= What is asked =
Copy verbatim the material from its first line to the line that holds "(fsoap) at (427,973)", including that line.

§ §

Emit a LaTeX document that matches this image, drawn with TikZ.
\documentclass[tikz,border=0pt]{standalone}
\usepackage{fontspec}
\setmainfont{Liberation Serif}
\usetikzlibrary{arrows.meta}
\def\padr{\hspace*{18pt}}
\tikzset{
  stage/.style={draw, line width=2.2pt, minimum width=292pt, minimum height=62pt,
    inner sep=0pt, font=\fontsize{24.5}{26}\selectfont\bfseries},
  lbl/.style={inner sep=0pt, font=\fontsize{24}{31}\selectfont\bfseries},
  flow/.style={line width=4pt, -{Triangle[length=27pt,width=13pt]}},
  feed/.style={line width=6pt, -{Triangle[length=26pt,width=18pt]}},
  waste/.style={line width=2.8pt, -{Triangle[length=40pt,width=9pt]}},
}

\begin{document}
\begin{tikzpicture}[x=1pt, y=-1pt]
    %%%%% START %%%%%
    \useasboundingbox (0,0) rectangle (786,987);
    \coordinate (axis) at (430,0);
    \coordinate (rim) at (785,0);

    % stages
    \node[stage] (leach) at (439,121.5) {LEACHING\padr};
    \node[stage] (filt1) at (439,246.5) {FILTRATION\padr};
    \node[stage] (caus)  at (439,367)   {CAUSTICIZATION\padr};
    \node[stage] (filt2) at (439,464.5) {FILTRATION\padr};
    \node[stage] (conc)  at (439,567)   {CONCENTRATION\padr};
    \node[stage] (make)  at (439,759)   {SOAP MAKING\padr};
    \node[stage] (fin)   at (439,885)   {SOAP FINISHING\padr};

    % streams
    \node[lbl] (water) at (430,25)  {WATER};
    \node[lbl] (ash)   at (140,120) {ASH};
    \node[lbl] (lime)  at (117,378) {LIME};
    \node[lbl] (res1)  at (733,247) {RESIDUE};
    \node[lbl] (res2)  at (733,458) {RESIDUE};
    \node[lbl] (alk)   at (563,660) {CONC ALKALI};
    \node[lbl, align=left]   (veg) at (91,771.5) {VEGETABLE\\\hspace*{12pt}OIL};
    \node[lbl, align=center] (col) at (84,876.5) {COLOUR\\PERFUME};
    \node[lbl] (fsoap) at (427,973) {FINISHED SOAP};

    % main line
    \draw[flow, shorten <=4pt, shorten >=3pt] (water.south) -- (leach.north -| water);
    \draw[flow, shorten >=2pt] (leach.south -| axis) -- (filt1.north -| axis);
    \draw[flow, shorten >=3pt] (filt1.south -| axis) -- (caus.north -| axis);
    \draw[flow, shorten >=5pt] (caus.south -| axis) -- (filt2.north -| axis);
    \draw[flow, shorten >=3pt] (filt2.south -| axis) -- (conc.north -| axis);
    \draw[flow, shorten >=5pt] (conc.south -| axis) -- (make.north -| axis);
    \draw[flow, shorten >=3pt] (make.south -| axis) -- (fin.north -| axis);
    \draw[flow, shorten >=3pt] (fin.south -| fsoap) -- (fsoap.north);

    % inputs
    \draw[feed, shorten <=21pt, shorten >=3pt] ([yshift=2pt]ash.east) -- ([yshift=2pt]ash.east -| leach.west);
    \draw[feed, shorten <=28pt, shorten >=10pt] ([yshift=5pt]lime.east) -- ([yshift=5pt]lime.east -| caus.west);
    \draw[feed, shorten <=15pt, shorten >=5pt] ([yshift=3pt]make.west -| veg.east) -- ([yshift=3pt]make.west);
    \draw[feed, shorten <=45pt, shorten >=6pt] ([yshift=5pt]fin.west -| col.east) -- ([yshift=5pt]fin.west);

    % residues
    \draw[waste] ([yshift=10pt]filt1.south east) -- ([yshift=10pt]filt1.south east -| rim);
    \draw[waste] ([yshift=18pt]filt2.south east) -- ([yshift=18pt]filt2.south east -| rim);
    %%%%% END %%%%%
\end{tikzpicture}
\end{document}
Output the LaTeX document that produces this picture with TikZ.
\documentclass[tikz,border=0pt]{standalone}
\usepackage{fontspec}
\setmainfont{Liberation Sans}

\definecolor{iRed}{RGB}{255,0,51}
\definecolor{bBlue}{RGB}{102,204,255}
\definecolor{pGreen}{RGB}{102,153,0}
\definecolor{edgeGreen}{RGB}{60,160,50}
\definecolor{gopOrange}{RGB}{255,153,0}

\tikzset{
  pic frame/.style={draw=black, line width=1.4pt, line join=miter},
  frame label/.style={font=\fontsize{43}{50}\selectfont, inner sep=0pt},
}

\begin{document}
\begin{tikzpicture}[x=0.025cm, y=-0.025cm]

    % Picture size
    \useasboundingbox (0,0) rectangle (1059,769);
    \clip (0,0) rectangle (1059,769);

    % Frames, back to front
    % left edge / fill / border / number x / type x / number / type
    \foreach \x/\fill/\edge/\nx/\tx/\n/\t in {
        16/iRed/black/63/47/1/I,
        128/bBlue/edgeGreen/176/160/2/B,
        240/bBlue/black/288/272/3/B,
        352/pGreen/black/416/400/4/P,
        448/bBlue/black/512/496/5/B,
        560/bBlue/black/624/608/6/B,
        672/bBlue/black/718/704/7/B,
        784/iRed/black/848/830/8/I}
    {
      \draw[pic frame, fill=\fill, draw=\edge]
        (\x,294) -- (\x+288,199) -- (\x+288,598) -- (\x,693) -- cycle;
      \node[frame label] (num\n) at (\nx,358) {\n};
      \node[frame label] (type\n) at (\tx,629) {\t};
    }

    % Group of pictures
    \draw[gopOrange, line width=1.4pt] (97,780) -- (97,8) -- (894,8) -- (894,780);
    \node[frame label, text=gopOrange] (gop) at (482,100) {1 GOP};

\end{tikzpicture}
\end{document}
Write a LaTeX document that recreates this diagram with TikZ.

§ §

= Response for this exercise =
Emit a LaTeX document that matches this image, drawn with TikZ.
\documentclass[tikz,border=0pt]{standalone}
\usepackage{fontspec}
\setmainfont{Liberation Serif}
\usetikzlibrary{arrows.meta}
\def\padr{\hspace*{18pt}}
\tikzset{
  stage/.style={draw, line width=2.2pt, minimum width=292pt, minimum height=62pt,
    inner sep=0pt, font=\fontsize{24.5}{26}\selectfont\bfseries},
  lbl/.style={inner sep=0pt, font=\fontsize{24}{31}\selectfont\bfseries},
  flow/.style={line width=4pt, -{Triangle[length=27pt,width=13pt]}},
  feed/.style={line width=6pt, -{Triangle[length=26pt,width=18pt]}},
  waste/.style={line width=2.8pt, -{Triangle[length=40pt,width=9pt]}},
}

\begin{document}
\begin{tikzpicture}[x=1pt, y=-1pt]
    %%%%% START %%%%%
    \useasboundingbox (0,0) rectangle (786,987);
    \coordinate (axis) at (430,0);
    \coordinate (rim) at (785,0);

    % stages
    \node[stage] (leach) at (439,121.5) {LEACHING\padr};
    \node[stage] (filt1) at (439,246.5) {FILTRATION\padr};
    \node[stage] (caus)  at (439,367)   {CAUSTICIZATION\padr};
    \node[stage] (filt2) at (439,464.5) {FILTRATION\padr};
    \node[stage] (conc)  at (439,567)   {CONCENTRATION\padr};
    \node[stage] (make)  at (439,759)   {SOAP MAKING\padr};
    \node[stage] (fin)   at (439,885)   {SOAP FINISHING\padr};

    % streams
    \node[lbl] (water) at (430,25)  {WATER};
    \node[lbl] (ash)   at (140,120) {ASH};
    \node[lbl] (lime)  at (117,378) {LIME};
    \node[lbl] (res1)  at (733,247) {RESIDUE};
    \node[lbl] (res2)  at (733,458) {RESIDUE};
    \node[lbl] (alk)   at (563,660) {CONC ALKALI};
    \node[lbl, align=left]   (veg) at (91,771.5) {VEGETABLE\\\hspace*{12pt}OIL};
    \node[lbl, align=center] (col) at (84,876.5) {COLOUR\\PERFUME};
    \node[lbl] (fsoap) at (427,973) {FINISHED SOAP};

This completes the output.